Summary and Analysis Book 1: Chapters 3-5

 

The third chapter is another chapter interspersed to set the mood for the narrative following. The mood established in the opening paragraphs carries over into a description of the valley as cold and gloomy with a certain mystery attached to it.

The chapter slowly passes from the description of the exterior, physical world to the interior of Kumalo's mind, in which we discover his fears about his sister and about his son, and his qualms about catching a bus in the large city. Stephen's fears of Johannesburg are a part of his inexperience in coping with the white man's world, which for this simple man is a complicated world, full of traps and dangers, while his own area is simple and natural.

When Stephen's friend asks him to find Sibeko's daughter in the suburb of Springs, we are reminded that what has happened to Stephen's family is not an isolated case, but part of the general breaking up of African life and the disintegration of native family life. This sort of parallelism is a device Paton uses a great deal.

As soon as Kumalo is in the outside world, there is a significant change in his actions. Whereas in his own community he would never think of deceiving anyone, on the train he tries to give the impression that he has traveled often to various parts of the country. But after implying this, he feels the need to turn to his Bible for consolation. In this act, we see that as Kumalo ventures into a new and strange world, he takes strength from his Bible, which represents for him the old world of true values.

In a larger view of the novel, this chapter then is the beginning of a journey that will carry Kumalo through all types of new and different experiences. As old as he is, we will watch him develop new insights into the nature of life and society.

One of the dominant motifs throughout the novel is that of the fears each character feels in various situations. Even the people whom Kumalo meets in his search for his son seem governed by some type of inexpressible fear. Kumalo leaves on his journey filled with fear and foreboding.

In Chapter 4, as in Chapter 1, the landscape plays a symbolic role, for the slag heaps are like a sore on the land, the product of mines owned by whites. The picture of poverty and disintegration already shown is broadened here in the conversation of the clergymen, and the consequences of these conditions (crime, delinquency, and immorality of all kinds) are presented by both the clergymen and the newspaper headlines.

Undoubtedly, though, the most important element introduced here is fear. Stephen has shown timidity and fear in the face of this overawing white world he has encountered for the first time. But nothing has been said before of the fear on the other side: the fear the whites feel, fear fed by memories of the great Zulu wars of the past, and the knowledge of how greatly the blacks outnumber the whites.

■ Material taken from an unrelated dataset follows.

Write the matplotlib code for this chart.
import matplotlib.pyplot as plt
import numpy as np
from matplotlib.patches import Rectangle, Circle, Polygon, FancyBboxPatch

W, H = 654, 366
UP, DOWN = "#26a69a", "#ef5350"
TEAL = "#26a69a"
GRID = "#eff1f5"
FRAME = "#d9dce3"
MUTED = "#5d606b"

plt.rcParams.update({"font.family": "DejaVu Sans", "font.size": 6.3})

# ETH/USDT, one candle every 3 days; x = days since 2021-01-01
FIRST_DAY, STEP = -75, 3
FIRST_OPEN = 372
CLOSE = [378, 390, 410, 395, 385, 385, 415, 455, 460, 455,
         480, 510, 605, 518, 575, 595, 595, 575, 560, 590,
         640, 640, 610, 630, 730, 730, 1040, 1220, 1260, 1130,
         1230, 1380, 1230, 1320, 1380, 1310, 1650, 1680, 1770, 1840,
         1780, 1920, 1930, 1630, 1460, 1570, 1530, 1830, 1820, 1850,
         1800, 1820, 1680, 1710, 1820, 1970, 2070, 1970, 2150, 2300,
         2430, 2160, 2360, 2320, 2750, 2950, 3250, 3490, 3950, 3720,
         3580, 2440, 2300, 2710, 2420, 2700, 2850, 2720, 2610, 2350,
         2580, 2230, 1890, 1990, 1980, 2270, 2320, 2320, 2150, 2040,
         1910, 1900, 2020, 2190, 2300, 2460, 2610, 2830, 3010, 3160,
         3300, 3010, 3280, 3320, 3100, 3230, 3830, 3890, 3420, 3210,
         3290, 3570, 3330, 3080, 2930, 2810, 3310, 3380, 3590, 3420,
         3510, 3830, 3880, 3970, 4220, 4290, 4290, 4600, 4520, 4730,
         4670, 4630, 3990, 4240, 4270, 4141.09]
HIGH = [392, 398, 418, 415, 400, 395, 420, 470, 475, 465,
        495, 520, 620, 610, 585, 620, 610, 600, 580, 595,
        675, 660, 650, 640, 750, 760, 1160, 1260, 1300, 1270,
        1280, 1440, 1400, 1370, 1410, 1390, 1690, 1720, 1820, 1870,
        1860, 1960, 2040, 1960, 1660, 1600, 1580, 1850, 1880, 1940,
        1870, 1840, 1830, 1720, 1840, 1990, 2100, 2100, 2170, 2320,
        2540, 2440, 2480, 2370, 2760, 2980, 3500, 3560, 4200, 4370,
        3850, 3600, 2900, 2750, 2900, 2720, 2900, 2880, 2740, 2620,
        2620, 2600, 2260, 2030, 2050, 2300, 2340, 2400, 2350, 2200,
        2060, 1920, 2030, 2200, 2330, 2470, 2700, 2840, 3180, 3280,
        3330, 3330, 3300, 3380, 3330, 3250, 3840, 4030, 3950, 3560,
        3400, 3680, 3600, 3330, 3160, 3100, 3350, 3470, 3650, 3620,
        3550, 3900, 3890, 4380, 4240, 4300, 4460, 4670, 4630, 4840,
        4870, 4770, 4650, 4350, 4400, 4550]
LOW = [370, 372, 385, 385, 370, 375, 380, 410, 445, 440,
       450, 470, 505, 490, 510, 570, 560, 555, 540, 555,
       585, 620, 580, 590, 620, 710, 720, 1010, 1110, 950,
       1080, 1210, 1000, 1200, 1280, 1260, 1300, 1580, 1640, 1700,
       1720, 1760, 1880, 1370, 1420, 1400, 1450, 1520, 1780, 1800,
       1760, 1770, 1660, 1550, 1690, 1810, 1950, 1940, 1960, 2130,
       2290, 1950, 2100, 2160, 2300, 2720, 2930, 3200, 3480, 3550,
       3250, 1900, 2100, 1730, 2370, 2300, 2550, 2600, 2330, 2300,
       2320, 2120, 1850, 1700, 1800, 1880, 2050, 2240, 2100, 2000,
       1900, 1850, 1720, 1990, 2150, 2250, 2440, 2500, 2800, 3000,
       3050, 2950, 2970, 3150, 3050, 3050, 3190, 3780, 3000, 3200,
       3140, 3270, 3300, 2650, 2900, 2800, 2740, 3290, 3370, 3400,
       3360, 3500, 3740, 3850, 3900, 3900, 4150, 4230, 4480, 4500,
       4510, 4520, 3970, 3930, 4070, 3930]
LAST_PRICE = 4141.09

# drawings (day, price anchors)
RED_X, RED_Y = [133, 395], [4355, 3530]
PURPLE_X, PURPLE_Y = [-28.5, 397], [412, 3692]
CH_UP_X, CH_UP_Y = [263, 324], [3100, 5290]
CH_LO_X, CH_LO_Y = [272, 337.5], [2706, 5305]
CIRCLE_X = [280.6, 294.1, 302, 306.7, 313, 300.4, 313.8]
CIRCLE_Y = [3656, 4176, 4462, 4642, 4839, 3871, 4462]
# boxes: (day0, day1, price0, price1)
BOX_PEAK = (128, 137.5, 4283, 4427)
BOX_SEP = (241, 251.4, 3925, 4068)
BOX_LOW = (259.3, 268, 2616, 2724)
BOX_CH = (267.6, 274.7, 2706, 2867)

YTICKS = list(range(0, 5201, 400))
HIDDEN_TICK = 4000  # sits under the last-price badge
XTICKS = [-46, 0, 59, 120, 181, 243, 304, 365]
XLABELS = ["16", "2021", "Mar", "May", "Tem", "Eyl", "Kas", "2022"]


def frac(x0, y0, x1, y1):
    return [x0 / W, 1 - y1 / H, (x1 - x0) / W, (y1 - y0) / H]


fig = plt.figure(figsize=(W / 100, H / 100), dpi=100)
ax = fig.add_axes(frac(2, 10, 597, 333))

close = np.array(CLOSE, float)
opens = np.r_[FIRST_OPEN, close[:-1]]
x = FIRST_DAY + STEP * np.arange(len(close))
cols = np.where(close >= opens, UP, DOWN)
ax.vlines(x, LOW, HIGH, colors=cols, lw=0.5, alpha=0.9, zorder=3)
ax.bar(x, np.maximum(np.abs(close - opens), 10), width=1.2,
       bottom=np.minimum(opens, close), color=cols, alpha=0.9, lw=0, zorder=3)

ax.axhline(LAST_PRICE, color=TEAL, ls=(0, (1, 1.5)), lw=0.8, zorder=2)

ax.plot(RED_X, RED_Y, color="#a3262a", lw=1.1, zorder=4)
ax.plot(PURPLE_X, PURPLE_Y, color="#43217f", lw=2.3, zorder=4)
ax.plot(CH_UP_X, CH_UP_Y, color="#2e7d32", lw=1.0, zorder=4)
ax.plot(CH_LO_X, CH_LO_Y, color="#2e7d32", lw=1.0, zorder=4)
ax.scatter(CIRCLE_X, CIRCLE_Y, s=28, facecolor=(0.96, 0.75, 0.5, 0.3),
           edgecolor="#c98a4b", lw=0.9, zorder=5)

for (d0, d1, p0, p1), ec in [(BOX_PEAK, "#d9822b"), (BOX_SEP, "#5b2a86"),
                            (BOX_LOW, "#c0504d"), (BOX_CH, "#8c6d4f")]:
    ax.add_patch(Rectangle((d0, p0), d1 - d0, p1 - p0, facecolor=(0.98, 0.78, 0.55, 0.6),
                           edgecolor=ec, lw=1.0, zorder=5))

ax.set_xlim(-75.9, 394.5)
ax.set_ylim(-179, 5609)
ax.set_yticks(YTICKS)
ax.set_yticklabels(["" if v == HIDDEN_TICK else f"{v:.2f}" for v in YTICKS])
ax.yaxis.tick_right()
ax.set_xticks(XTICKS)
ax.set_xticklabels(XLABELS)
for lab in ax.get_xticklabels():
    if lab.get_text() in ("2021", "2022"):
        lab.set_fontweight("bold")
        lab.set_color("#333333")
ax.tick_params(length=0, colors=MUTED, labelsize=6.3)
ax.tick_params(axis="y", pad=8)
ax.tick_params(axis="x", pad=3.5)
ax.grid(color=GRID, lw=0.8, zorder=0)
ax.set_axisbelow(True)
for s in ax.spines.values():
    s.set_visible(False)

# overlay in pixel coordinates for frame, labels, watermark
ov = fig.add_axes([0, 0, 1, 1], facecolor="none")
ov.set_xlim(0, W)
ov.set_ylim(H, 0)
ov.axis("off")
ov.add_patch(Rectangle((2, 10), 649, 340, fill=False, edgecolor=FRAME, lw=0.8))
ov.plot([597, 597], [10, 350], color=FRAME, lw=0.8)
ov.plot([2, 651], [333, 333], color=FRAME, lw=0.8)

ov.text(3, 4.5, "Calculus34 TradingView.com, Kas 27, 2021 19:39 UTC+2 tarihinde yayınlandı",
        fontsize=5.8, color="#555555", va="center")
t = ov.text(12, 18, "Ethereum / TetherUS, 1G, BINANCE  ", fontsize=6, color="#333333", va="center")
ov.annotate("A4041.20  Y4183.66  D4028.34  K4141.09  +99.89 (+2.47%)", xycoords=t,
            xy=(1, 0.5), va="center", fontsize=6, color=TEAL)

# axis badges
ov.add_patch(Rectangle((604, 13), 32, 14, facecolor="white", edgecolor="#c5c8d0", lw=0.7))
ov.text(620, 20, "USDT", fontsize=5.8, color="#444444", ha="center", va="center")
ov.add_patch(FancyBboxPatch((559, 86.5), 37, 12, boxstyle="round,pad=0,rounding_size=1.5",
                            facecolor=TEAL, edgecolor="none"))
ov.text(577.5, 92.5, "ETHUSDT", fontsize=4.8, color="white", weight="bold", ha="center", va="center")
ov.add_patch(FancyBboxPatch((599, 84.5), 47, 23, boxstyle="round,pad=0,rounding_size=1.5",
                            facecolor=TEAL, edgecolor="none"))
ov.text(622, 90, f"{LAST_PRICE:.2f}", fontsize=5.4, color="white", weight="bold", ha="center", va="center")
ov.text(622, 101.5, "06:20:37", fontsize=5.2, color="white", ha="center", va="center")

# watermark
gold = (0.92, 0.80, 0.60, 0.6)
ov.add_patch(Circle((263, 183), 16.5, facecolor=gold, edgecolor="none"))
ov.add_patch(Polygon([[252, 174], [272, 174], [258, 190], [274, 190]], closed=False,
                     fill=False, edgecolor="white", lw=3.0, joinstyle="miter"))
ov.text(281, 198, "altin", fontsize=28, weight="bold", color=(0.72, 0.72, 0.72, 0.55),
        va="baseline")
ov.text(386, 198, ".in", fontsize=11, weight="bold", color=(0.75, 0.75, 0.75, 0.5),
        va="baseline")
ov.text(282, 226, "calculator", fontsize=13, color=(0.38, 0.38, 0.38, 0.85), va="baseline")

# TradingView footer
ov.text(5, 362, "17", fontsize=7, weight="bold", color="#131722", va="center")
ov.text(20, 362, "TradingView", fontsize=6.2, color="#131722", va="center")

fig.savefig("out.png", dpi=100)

As Kumalo travels from his native district to Johannesburg, there is also a significant change in the speech patterns. The native Zulu names are replaced with Afrikaner names. New names and new experiences will now confront the simple Kumalo. The reader, therefore, should note each new experience, even such seemingly trivial ones such as his first encounter with an indoor toilet. (There is a similar experience in Steinbeck's Grapes of Wrath when Rose of Sharon finds and uses a toilet for the first time, then thinks that she has broken it.)

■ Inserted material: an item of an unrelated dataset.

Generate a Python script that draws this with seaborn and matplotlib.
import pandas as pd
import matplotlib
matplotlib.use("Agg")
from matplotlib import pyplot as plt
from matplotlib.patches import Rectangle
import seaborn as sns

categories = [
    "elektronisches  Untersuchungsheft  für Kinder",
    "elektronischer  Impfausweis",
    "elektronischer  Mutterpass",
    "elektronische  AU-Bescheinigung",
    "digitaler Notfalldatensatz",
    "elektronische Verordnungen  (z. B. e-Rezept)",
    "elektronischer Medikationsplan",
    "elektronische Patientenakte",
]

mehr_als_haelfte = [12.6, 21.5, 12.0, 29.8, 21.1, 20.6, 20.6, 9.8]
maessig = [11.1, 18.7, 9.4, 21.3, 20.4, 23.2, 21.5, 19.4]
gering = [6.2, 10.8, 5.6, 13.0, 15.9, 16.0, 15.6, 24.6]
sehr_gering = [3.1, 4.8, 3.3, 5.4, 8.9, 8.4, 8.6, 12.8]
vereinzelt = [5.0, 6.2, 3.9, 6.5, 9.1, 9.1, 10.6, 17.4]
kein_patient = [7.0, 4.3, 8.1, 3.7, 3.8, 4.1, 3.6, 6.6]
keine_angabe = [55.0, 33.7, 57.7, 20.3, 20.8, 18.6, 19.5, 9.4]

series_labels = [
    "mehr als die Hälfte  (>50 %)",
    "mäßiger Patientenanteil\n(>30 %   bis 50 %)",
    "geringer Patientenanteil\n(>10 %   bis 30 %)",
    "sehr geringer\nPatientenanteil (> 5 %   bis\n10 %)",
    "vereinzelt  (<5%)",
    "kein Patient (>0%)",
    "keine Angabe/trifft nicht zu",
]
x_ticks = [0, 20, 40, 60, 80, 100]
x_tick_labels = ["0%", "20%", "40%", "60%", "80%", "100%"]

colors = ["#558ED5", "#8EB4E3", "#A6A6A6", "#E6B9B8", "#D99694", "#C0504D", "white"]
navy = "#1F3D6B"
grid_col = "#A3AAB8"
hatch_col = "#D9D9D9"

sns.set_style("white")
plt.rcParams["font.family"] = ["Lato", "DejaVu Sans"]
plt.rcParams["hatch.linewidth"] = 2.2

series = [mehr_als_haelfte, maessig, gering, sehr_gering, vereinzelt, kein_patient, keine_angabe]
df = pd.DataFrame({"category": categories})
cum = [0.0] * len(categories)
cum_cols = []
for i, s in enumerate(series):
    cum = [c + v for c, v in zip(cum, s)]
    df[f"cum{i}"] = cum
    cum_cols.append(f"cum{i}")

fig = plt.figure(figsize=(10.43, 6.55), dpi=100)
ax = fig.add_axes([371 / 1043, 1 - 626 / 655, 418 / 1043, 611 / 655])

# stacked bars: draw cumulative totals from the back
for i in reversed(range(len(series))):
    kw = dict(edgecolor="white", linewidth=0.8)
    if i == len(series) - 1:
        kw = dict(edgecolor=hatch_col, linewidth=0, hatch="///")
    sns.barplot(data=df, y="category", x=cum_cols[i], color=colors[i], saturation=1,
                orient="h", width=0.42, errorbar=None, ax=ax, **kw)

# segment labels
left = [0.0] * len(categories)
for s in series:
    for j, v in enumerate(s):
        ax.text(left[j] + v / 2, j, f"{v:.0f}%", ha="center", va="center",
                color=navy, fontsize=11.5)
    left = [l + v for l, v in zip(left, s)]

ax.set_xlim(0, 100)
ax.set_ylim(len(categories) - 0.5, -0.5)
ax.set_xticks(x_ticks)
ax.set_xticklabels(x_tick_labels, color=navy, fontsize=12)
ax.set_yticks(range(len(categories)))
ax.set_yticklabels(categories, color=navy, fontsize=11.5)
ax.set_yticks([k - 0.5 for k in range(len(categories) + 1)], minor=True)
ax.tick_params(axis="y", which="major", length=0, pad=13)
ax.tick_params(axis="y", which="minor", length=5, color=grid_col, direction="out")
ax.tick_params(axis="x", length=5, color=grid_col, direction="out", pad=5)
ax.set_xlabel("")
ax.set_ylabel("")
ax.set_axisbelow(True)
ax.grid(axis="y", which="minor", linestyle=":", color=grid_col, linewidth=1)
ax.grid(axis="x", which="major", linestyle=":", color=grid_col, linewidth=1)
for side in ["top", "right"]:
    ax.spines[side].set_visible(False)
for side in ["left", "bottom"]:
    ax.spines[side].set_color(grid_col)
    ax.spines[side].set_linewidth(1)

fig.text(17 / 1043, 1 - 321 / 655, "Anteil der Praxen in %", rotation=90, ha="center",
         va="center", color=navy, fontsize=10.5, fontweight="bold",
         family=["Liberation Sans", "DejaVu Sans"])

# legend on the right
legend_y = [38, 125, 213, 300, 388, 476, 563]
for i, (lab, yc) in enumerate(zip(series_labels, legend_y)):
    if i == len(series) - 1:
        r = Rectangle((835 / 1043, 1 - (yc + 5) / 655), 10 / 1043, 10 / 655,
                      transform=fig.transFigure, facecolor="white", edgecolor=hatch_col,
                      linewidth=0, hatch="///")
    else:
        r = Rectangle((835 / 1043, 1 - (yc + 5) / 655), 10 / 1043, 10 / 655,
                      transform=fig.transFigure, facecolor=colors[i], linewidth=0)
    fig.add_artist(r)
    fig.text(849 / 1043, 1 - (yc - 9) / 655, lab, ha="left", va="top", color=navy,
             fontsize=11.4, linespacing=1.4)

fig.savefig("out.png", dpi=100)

The discussion at the mission concerns the breakup of the tribes and the resultant loss of values. Kumalo is also confronted with his first severe disappointment when he learns that his sister has become a prostitute. For a simple man of God from the back country, this revelation confronts him with a situation he has never encountered before. He is virtually at a loss to know how to respond to it or what to do about it.

Amidst the discussion of the disintegration of the tribes, Kumalo is also faced with the primary task of trying to bring his personal family back together. There can be no tribal unit until the basic family unit is restored. Consequently, there runs throughout the novel an analogy between the breaking up of the greater society in contrast to Kumalo's attempts to restore his own family as a unit.

In contrast to all the fears and distrust bred by the great city stands the simple but benevolent priest, Msimangu. He will affect Kumalo's life more than any other person in the novel by his examples of unselfishness and devotion to others, and his service to humanity.

Msimangu states directly the central problem of the entire novel. The tragedy is that the black man exists between two worlds: Because the white man has broken the old world of the tribes, which cannot be mended and at the same time, neither the white man nor the black man has found anything to replace the lost, old world. At the end of the novel, we will see the agricultural man arriving and attempting to build something new for the natives in order to re-establish them on the land.